▶ **What is needed**
Pictures excluded, return the lines below from the first through the line holding "const labelBottom = [0, 26, 70];".
◆ ◆ ◆ ◆
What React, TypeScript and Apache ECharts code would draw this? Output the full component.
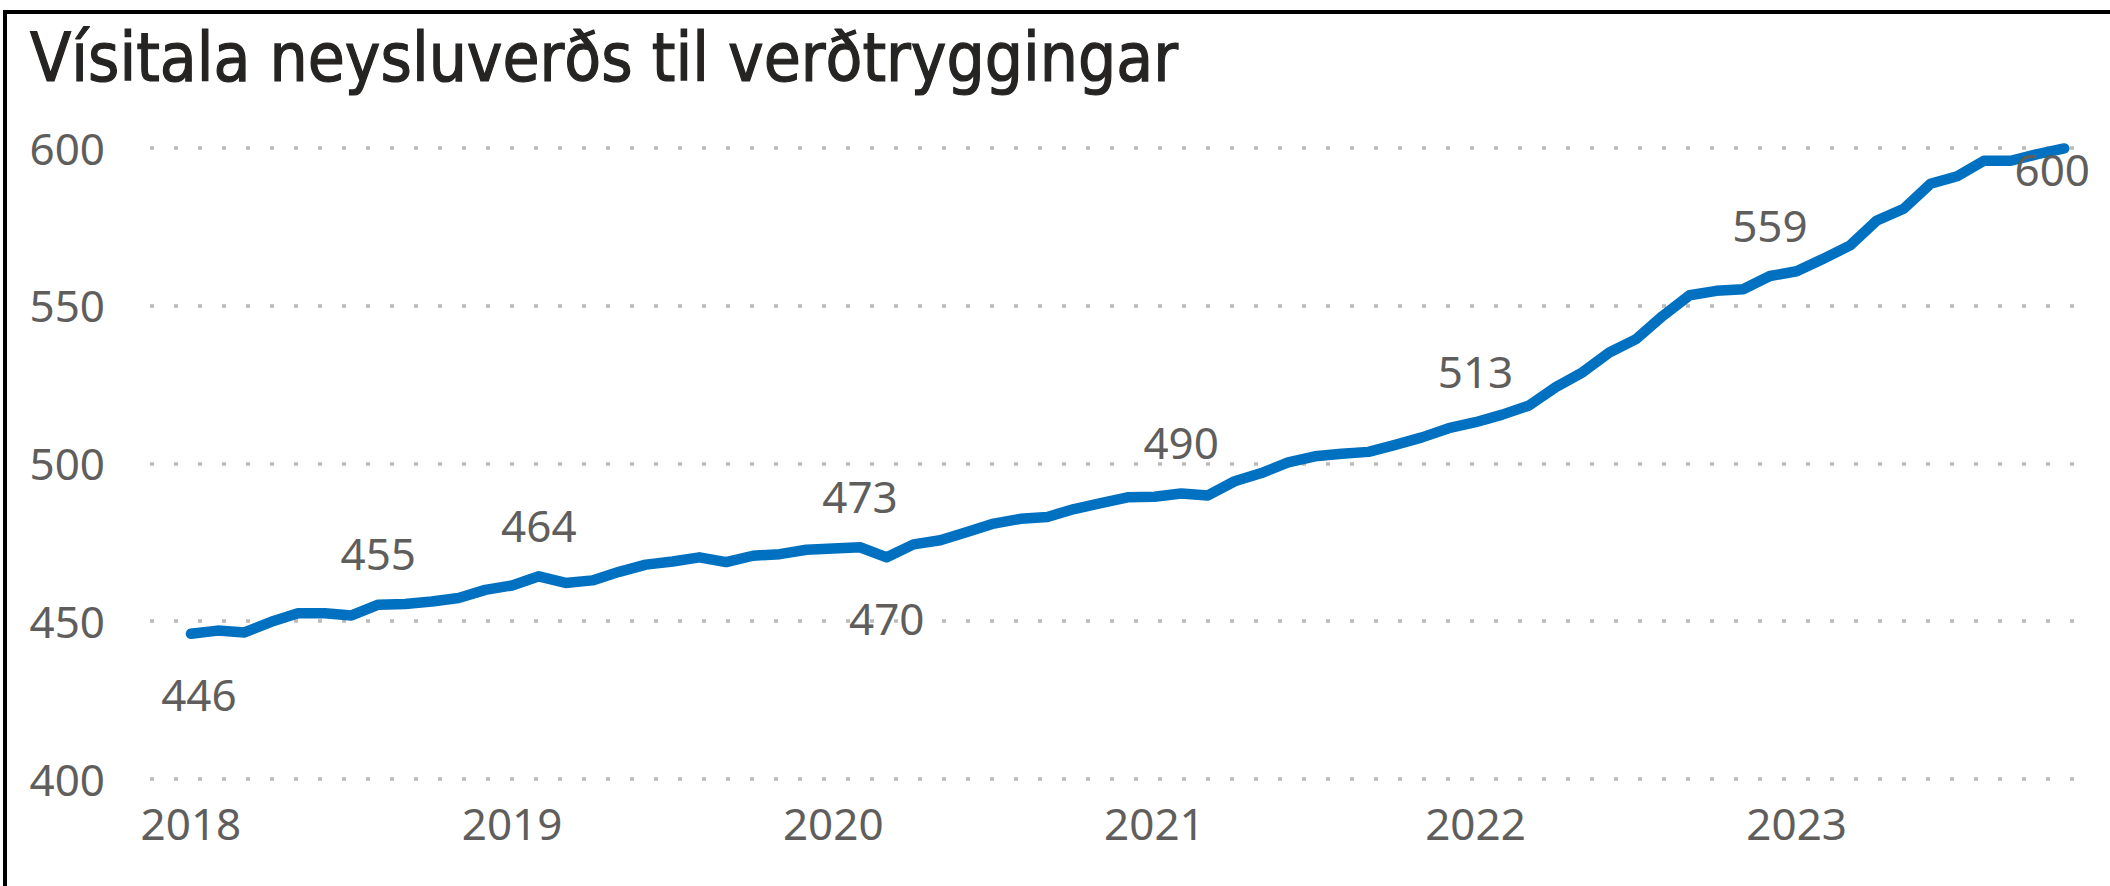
import React, { useEffect, useRef } from 'react';
import * as echarts from 'echarts';

const title = 'Vísitala neysluverðs til verðtryggingar';
const years = ['2018', '2019', '2020', '2021', '2022', '2023'];
const yTicks = [400, 450, 500, 550, 600];

// Monthly index values, Jan 2018 .. Nov 2023
const values2018 = [446.0, 447.0, 446.4, 449.8, 452.5, 452.5, 451.8, 455.2, 455.4, 456.2, 457.3, 459.9];
const values2019 = [461.3, 464.2, 462.1, 462.9, 465.6, 467.9, 468.9, 470.2, 468.7, 470.7, 471.2, 472.6];
const values2020 = [473.0, 473.4, 470.2, 474.3, 475.6, 478.2, 480.9, 482.4, 483.0, 485.5, 487.4, 489.2];
const values2021 = [489.4, 490.4, 489.8, 494.3, 496.9, 500.3, 502.2, 503.0, 503.6, 505.8, 508.2, 511.1];
const values2022 = [513.0, 515.4, 518.3, 524.1, 528.8, 535.1, 539.3, 546.7, 553.2, 554.6, 555.1, 559.3];
const values2023 = [560.8, 564.8, 569.0, 576.9, 580.6, 588.5, 590.9, 595.8, 595.8, 597.9, 599.7];

// data labels shown on these points
const labelTop = [7, 13, 25, 37, 48, 59];
const labelBottom = [0, 26, 70];

export default function App() {
  const ref = useRef<HTMLDivElement>(null);
  useEffect(() => {
    const chart = echarts.init(ref.current!, null, { renderer: 'svg' });
    const values = [...values2018, ...values2019, ...values2020, ...values2021, ...values2022, ...values2023];
    const labelFont = { fontFamily: '"Noto Sans", "Open Sans", sans-serif', fontSize: 44, color: '#605E5C' };
    const fmt = (p: any) => String(Math.round(p.value[1]));
    const data = values.map((v, i) => {
      if (labelTop.includes(i)) {
        return { value: [i, v], label: { show: true, position: 'top', distance: 29, formatter: fmt, ...labelFont } };
      }
      if (labelBottom.includes(i)) {
        const last = i === values.length - 1;
        return {
          value: [i, v],
          label: {
            show: true,
            position: 'bottom',
            distance: last ? -2 : 38,
            offset: [last ? -12 : i === 0 ? 8 : 0, 0],
            formatter: fmt,
            ...labelFont,
          },
        };
      }
      return { value: [i, v] };
    });
    chart.setOption({
      animation: false,
      backgroundColor: '#ffffff',
      grid: { left: 150, right: 27, top: 147.5, bottom: 107 },
      xAxis: {
        type: 'value',
        min: -1.53,
        max: 70.7,
        axisLine: { show: false },
        axisTick: { show: false },
        splitLine: { show: false },
        axisLabel: {
          customValues: years.map((_, k) => k * 12),
          formatter: (v: number) => years[Math.round(v / 12)] ?? '',
          margin: 22,
          ...labelFont,
        },
      },
      yAxis: {
        type: 'value',
        min: yTicks[0],
        max: yTicks[yTicks.length - 1],
        interval: 50,
        axisLine: { show: false },
        axisTick: { show: false },
        axisLabel: { margin: 45, ...labelFont },
        splitLine: { lineStyle: { color: '#BDBBB9', width: 3.5, type: [4, 20] } },
      },
      series: [
        {
          type: 'line',
          data,
          symbol: 'circle',
          symbolSize: 1,
          showSymbol: true,
          itemStyle: { color: '#0070C0' },
          lineStyle: { color: '#0070C0', width: 10.5, cap: 'round', join: 'round' },
          label: { show: false },
          z: 3,
        },
      ],
      graphic: [
        {
          type: 'rect',
          shape: { x: 5, y: 12, width: 2200, height: 1000 },
          style: { fill: 'none', stroke: '#000000', lineWidth: 4 },
          silent: true,
        },
        {
          type: 'text',
          x: 30,
          y: 24,
          style: {
            text: title,
            fill: '#252423',
            stroke: '#252423',
            lineWidth: 1.2,
            font: 'normal 67px "DejaVu Sans Condensed", "Liberation Sans Narrow", "Noto Sans", sans-serif',
            verticalAlign: 'top',
          },
        },
      ],
    });
    return () => chart.dispose();
  }, []);
  return <div ref={ref} style={{ position: 'fixed', left: 0, top: 0, width: 2110, height: 886 }} />;
}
◆ ◆ ◆ ◆
▶ **Task result**
What React, TypeScript and Apache ECharts code would draw this? Output the full component.
import React, { useEffect, useRef } from 'react';
import * as echarts from 'echarts';

const title = 'Vísitala neysluverðs til verðtryggingar';
const years = ['2018', '2019', '2020', '2021', '2022', '2023'];
const yTicks = [400, 450, 500, 550, 600];

// Monthly index values, Jan 2018 .. Nov 2023
const values2018 = [446.0, 447.0, 446.4, 449.8, 452.5, 452.5, 451.8, 455.2, 455.4, 456.2, 457.3, 459.9];
const values2019 = [461.3, 464.2, 462.1, 462.9, 465.6, 467.9, 468.9, 470.2, 468.7, 470.7, 471.2, 472.6];
const values2020 = [473.0, 473.4, 470.2, 474.3, 475.6, 478.2, 480.9, 482.4, 483.0, 485.5, 487.4, 489.2];
const values2021 = [489.4, 490.4, 489.8, 494.3, 496.9, 500.3, 502.2, 503.0, 503.6, 505.8, 508.2, 511.1];
const values2022 = [513.0, 515.4, 518.3, 524.1, 528.8, 535.1, 539.3, 546.7, 553.2, 554.6, 555.1, 559.3];
const values2023 = [560.8, 564.8, 569.0, 576.9, 580.6, 588.5, 590.9, 595.8, 595.8, 597.9, 599.7];

// data labels shown on these points
const labelTop = [7, 13, 25, 37, 48, 59];
const labelBottom = [0, 26, 70];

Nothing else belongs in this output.